Bonds were stronger during Asian market hours this morning, but things changed quickly as European trading got underway.  Relative to Treasuries, European bond markets blasted toward higher yields fairly quickly.  Blame can be spread fairly evenly between data, new debt supply, and the ongoing selling trend in global bond markets.  (New debt supply refers to new bonds coming to market, competing for investors' affections.  Econ 101: higher supply = lower prices).

This morning's economic data didn't present too big a hurdle for bond markets.  New Home Sales came in just shy of expectations and the previous reading was revised down from 609k to 575k.  If any data had a noticeable effect, it was the oil inventory report at 10:30am.  Treasuries and MBS have had limited correlation with oil prices, but bigger spikes in oil tend to have temporary effects, and today was no exception.
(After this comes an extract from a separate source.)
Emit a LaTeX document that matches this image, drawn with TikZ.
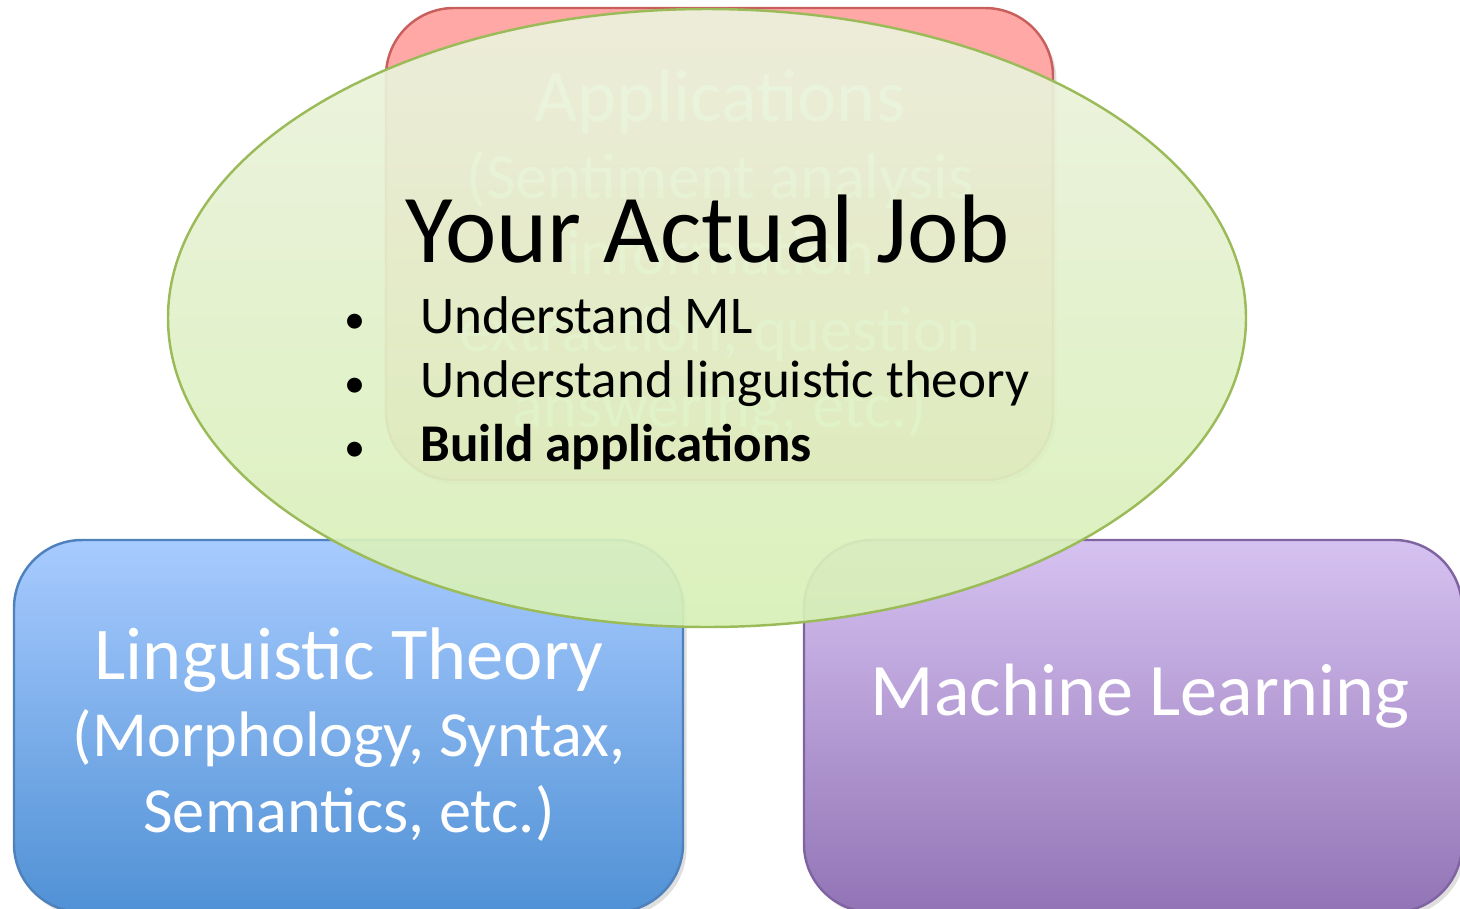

Still, the biggest underlying challenge for bonds--and the reason they couldn't seem to catch a break today--is the supply situation.  Not only do we have Treasury auctions this week, but corporate bond issuance has been active as well.  As usual, corporate issuance proved to be a bigger thorn in the side of Treasuries.  MBS still lost ground, but not nearly as much (Fannie 3.0s down 5/32nds in price vs 10yr Notes 10/32nds).